Motivation, Information, Negotiation: Why Fiduciary Accountability Cannot Be Negotiable

The Harvard Law School Forum on Corporate Governance and Financial Regulation 2017-04-07

Posted by Amir Licht, Interdisciplinary Center Herzliya, on Thursday, April 6, 2017
Editor's Note: Amir Licht is Professor of Law at the Interdisciplinary Center Herzliya, Israel. This post is based on his recent paper, forthcoming in the Research Handbook on Fiduciary Law (Andrew Gold & D. Gordon Smith, eds.) This post is part of the Delaware law series; links to other posts in the series are available here.

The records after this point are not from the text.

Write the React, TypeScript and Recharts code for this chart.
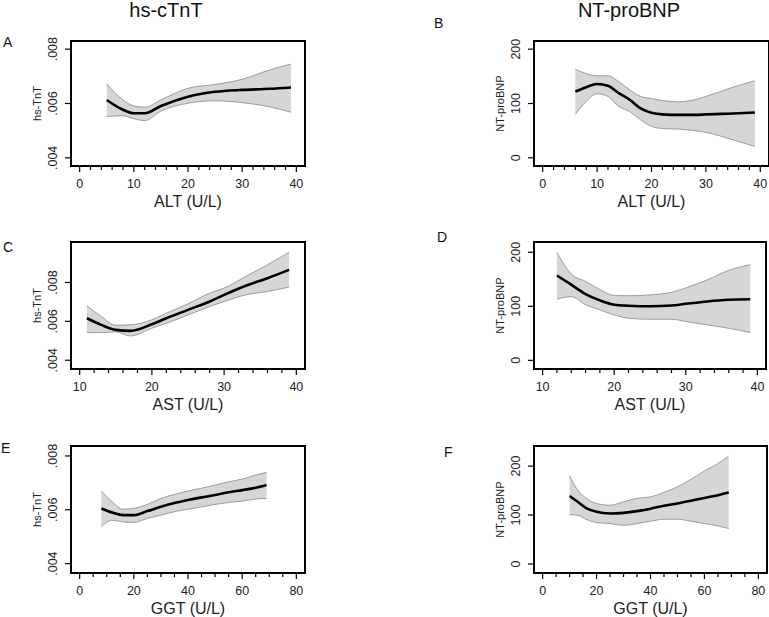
import React from 'react';
import { ComposedChart, XAxis, YAxis, Area, Line } from 'recharts';

// ---- Data ----
// Panel A: hs-TnT vs ALT
const aX = [5, 8, 10, 12, 15, 20, 25, 30, 35, 39];
const aFit = [0.00613, 0.00577, 0.00564, 0.00564, 0.00591, 0.00625, 0.00643, 0.0065, 0.00654, 0.00659];
const aHi = [0.00672, 0.00613, 0.00591, 0.00586, 0.00613, 0.00656, 0.0067, 0.00689, 0.00723, 0.00745];
const aLo = [0.00552, 0.00555, 0.00544, 0.00537, 0.00572, 0.00601, 0.0061, 0.00603, 0.00588, 0.00568];

// Panel B: NT-proBNP vs ALT
const bX = [6, 8, 10, 12, 14, 16, 18, 20, 22, 25, 28, 30, 35, 39];
const bFit = [122, 130, 136, 132.5, 119, 107, 91, 83, 80, 79, 79, 80, 81.6, 83.4];
const bHi = [163, 155, 151, 151, 140, 125, 113, 109, 105.5, 103, 107, 113, 130, 142];
const bLo = [80, 104, 118, 113, 94.5, 85, 70, 58, 54, 53, 50, 47, 33, 21];

// Panel C: hs-TnT vs AST
const cX = [11, 13, 15, 17, 20, 22, 25, 28, 30, 33, 36, 39];
const cFit = [0.00616, 0.00582, 0.00556, 0.00551, 0.00585, 0.00616, 0.00659, 0.00702, 0.00736, 0.00783, 0.00822, 0.00865];
const cHi = [0.0068, 0.00625, 0.0058, 0.00582, 0.00608, 0.00642, 0.0069, 0.00745, 0.00771, 0.00831, 0.00891, 0.00955];
const cLo = [0.00542, 0.00542, 0.00546, 0.00525, 0.00565, 0.0059, 0.00633, 0.00676, 0.00702, 0.00736, 0.00754, 0.00776];

// Panel D: NT-proBNP vs AST
const dX = [12, 14, 16, 18, 20, 22, 25, 28, 30, 33, 36, 39];
const dFit = [157, 140, 122.6, 111, 103, 101, 100, 101.5, 104.6, 109, 112, 113];
const dHi = [200, 160, 146, 131, 120, 119.5, 121, 126, 134, 149, 166.6, 177];
const dLo = [113, 118, 103, 93.5, 84, 78, 76, 76, 72, 65.6, 59.4, 51.4];

// Panel E: hs-TnT vs GGT
const eX = [8, 12, 16, 20, 25, 30, 35, 40, 45, 50, 55, 60, 65, 69];
const eFit = [0.00605, 0.0059, 0.0058, 0.0058, 0.00595, 0.00611, 0.00625, 0.00636, 0.00646, 0.00655, 0.00665, 0.00673, 0.00682, 0.00692];
const eHi = [0.0067, 0.0063, 0.00602, 0.00605, 0.0062, 0.00642, 0.00657, 0.0067, 0.0068, 0.00692, 0.00704, 0.00714, 0.00729, 0.00739];
const eLo = [0.00537, 0.00561, 0.00555, 0.00553, 0.00568, 0.0058, 0.00593, 0.00602, 0.00611, 0.0062, 0.00627, 0.00632, 0.0064, 0.00642];

// Panel F: NT-proBNP vs GGT
const fX = [10, 13, 16, 20, 25, 30, 35, 40, 45, 50, 55, 60, 65, 69];
const fFit = [139, 127, 114.7, 106.5, 103, 104.4, 108, 113, 119, 123.5, 129, 135, 140.6, 146];
const fHi = [180, 151, 135, 123.5, 120, 127, 134, 137, 146, 157.7, 173, 190, 205, 220.5];
const fLo = [101, 99.7, 91.5, 84.6, 82.6, 79, 82.6, 87.4, 91.5, 91.5, 87.4, 82.6, 77.8, 72.4];

// Tick labels
const altTicks = [0, 10, 20, 30, 40];
const altMinor = [2, 4, 6, 8, 12, 14, 16, 18, 22, 24, 26, 28, 32, 34, 36, 38];
const astTicks = [10, 20, 30, 40];
const astMinor = [12, 14, 16, 18, 22, 24, 26, 28, 32, 34, 36, 38];
const ggtTicks = [0, 20, 40, 60, 80];
const ggtMinor = [5, 10, 15, 25, 30, 35, 45, 50, 55, 65, 70, 75];
const tntTicks = [0.004, 0.006, 0.008];
const bnpTicks = [0, 100, 200];

const columnTitles = ['hs-cTnT', 'NT-proBNP'];
const panelLetters = ['A', 'B', 'C', 'D', 'E', 'F'];

const FONT = 'Arial, "Liberation Sans", Helvetica, sans-serif';

const fmtTnT = (v: number) => v.toFixed(3).replace(/^0/, '');
const fmtBnp = (v: number) => String(v);

type PanelProps = {
  left: number; top: number; width: number; height: number;
  xDomain: [number, number]; yDomain: [number, number];
  xTicks: number[]; xMinor: number[]; yTicks: number[];
  yFmt: (v: number) => string;
  xs: number[]; fit: number[]; lo: number[]; hi: number[];
  xTitle: string; yTitle: string;
};

const LPAD = 45;
const TPAD = 5;

function Panel(p: PanelProps) {
  const rows = p.xs.map((x, i) => ({ x, fit: p.fit[i], band: [p.lo[i], p.hi[i]] }));
  const allX = [...p.xTicks, ...p.xMinor].sort((a, b) => a - b);
  const XTick = (t: any) => {
    const v = t.payload.value;
    const major = p.xTicks.includes(v);
    return (
      <g>
        <path d={`M${t.x},${t.y}V${t.y + (major ? 6 : 4)}`} stroke="#000" strokeWidth={1.2} fill="none" />
        {major && (
          <text x={t.x} y={t.y + 22} textAnchor="middle" fontSize={12.5} fontFamily={FONT} fill="#222">
            {String(v)}
          </text>
        )}
      </g>
    );
  };
  const YTick = (t: any) => {
    const v = t.payload.value;
    const bx = t.x - 14;
    return (
      <g>
        <path d={`M${t.x - 6},${t.y}H${t.x}`} stroke="#000" strokeWidth={1.2} fill="none" />
        <text x={bx} y={t.y} textAnchor="middle" fontSize={12.5} fontFamily={FONT} fill="#222"
          transform={`rotate(-90 ${bx} ${t.y})`}>
          {p.yFmt(v)}
        </text>
      </g>
    );
  };
  const W = p.width + LPAD + 5;
  const H = p.height + TPAD + 45;
  return (
    <div style={{ position: 'absolute', left: p.left - LPAD, top: p.top - TPAD, width: W, height: H }}>
      <ComposedChart width={W} height={H} data={rows}
        margin={{ top: TPAD, right: 5, left: 0, bottom: 0 }}>
        <XAxis dataKey="x" type="number" domain={p.xDomain} ticks={allX} interval={0}
          allowDataOverflow axisLine={false} tickLine={false} tickSize={0} tickMargin={0}
          height={45} tick={XTick} />
        <YAxis type="number" domain={p.yDomain} ticks={p.yTicks} interval={0}
          allowDataOverflow axisLine={false} tickLine={false} tickSize={0} tickMargin={0}
          width={LPAD} tick={YTick} />
        <Area dataKey="band" type="monotone" stroke="#9c9c9c" strokeWidth={1}
          fill="#d6d6d6" fillOpacity={1} isAnimationActive={false} dot={false} activeDot={false} />
        <Line dataKey="fit" type="monotone" stroke="#000" strokeWidth={2.6} dot={false}
          activeDot={false} isAnimationActive={false} />
      </ComposedChart>
      <div style={{
        position: 'absolute', left: LPAD - 1, top: TPAD - 1, width: p.width + 2, height: p.height + 2,
        boxSizing: 'border-box', border: '2px solid #000', pointerEvents: 'none',
      }} />
    </div>
  );
}

type Box = { left: number; top: number; width: number; height: number };

const boxes: Box[] = [
  { left: 71, top: 41, width: 234, height: 125 },
  { left: 534, top: 41, width: 235, height: 125 },
  { left: 71, top: 242, width: 234, height: 127 },
  { left: 534, top: 242, width: 232, height: 127 },
  { left: 71, top: 446, width: 234, height: 127 },
  { left: 534, top: 446, width: 233, height: 127 },
];

const letterPos = [
  { x: 3, y: 47 },
  { x: 434, y: 28 },
  { x: 3, y: 252 },
  { x: 437, y: 242 },
  { x: 1, y: 453 },
  { x: 444, y: 457 },
];

export default function App() {
  const panels: PanelProps[] = [
    { ...boxes[0], xDomain: [-1.6, 41.6], yDomain: [0.0037, 0.0083], xTicks: altTicks, xMinor: altMinor,
      yTicks: tntTicks, yFmt: fmtTnT, xs: aX, fit: aFit, lo: aLo, hi: aHi, xTitle: 'ALT (U/L)', yTitle: 'hs-TnT' },
    { ...boxes[1], xDomain: [-1.6, 41.6], yDomain: [-15, 215], xTicks: altTicks, xMinor: altMinor,
      yTicks: bnpTicks, yFmt: fmtBnp, xs: bX, fit: bFit, lo: bLo, hi: bHi, xTitle: 'ALT (U/L)', yTitle: 'NT-proBNP' },
    { ...boxes[2], xDomain: [8.8, 41.2], yDomain: [0.00355, 0.01008], xTicks: astTicks, xMinor: astMinor,
      yTicks: tntTicks, yFmt: fmtTnT, xs: cX, fit: cFit, lo: cLo, hi: cHi, xTitle: 'AST (U/L)', yTitle: 'hs-TnT' },
    { ...boxes[3], xDomain: [8.8, 41.2], yDomain: [-16, 219], xTicks: astTicks, xMinor: astMinor,
      yTicks: bnpTicks, yFmt: fmtBnp, xs: dX, fit: dFit, lo: dLo, hi: dHi, xTitle: 'AST (U/L)', yTitle: 'NT-proBNP' },
    { ...boxes[4], xDomain: [-3.2, 83.2], yDomain: [0.00365, 0.00837], xTicks: ggtTicks, xMinor: ggtMinor,
      yTicks: tntTicks, yFmt: fmtTnT, xs: eX, fit: eFit, lo: eLo, hi: eHi, xTitle: 'GGT (U/L)', yTitle: 'hs-TnT' },
    { ...boxes[5], xDomain: [-3.2, 83.2], yDomain: [-18.4, 241], xTicks: ggtTicks, xMinor: ggtMinor,
      yTicks: bnpTicks, yFmt: fmtBnp, xs: fX, fit: fFit, lo: fLo, hi: fHi, xTitle: 'GGT (U/L)', yTitle: 'NT-proBNP' },
  ];
  return (
    <div style={{ position: 'absolute', left: 0, top: 0, width: 769, height: 617, overflow: 'hidden', background: '#fff' }}>
      {panels.map((p, i) => <Panel key={i} {...p} />)}
      <svg width={769} height={617} style={{ position: 'absolute', left: 0, top: 0, pointerEvents: 'none' }}>
        <text x={166} y={17} textAnchor="middle" fontSize={20} fontFamily={FONT} fill="#111">{columnTitles[0]}</text>
        <text x={629} y={17} textAnchor="middle" fontSize={20} fontFamily={FONT} fill="#111">{columnTitles[1]}</text>
        {panelLetters.map((l, i) => (
          <text key={l} x={letterPos[i].x} y={letterPos[i].y} fontSize={14} fontFamily={FONT} fill="#111">{l}</text>
        ))}
        {panels.map((p, i) => {
          const cx = p.left + p.width / 2;
          const cy = p.top + p.height / 2;
          const yx = p.left - 30;
          return (
            <g key={'t' + i}>
              <text x={cx} y={p.top + p.height + 40.5} textAnchor="middle" fontSize={16} fontFamily={FONT} fill="#222">{p.xTitle}</text>
              <text x={yx} y={cy} textAnchor="middle" fontSize={11} fontFamily={FONT} fill="#222"
                transform={`rotate(-90 ${yx} ${cy})`}>{p.yTitle}</text>
            </g>
          );
        })}
      </svg>
    </div>
  );
}
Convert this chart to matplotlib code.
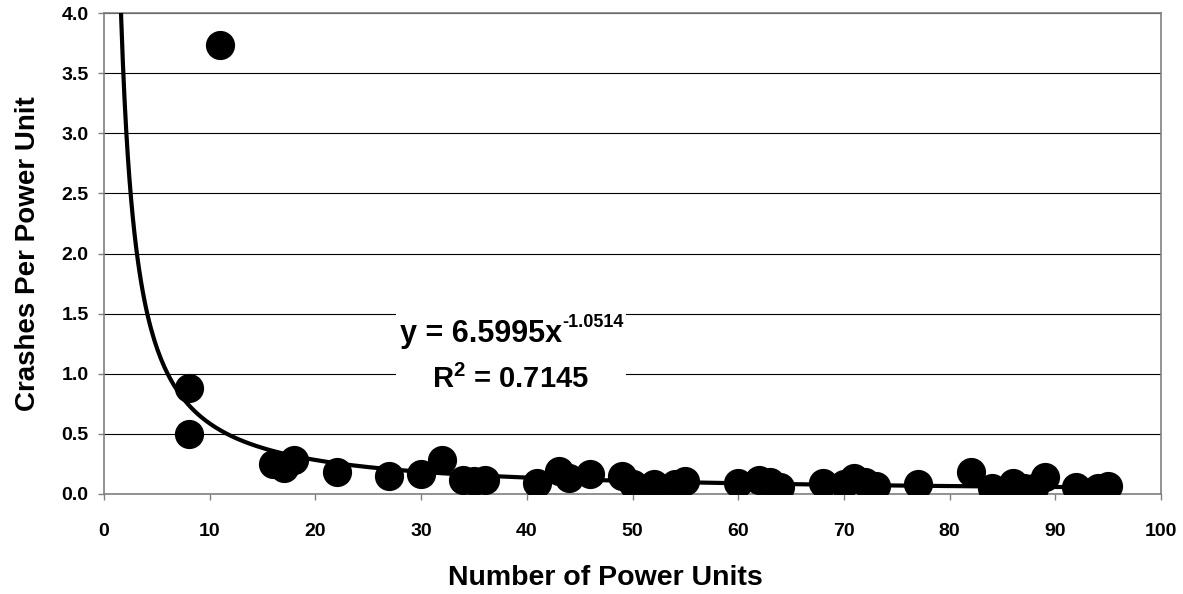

While common law jurisdictions around the world exhibit substantial similarity in many basic features of fiduciary loyalty, fiduciary law is particularly diverse with regard to whether and to what extent should parties be allowed to define their relations contractually. This paper advances a theory of the extent and the limits of contractual freedom with regard to fiduciary obligations, or, put otherwise, of the irreducible core of such obligations. The key insight on which this theory hinges holds that fiduciary obligations constitute a social-institutional response to acute information asymmetries, especially of the unobservable and unverifiable kind.

It is trite law that a fiduciary and a beneficiary can agree on the former’s duties and liability. Now if the beneficiary can validly agree to a single breach she can surely agree to a handful, and if so, why not to every breach? The freedom of parties to fiduciary relations to negotiate the scope of the fiduciary’s legal responsibility thus has been hotly debated in different sub-fields of fiduciary law and in several common law jurisdictions.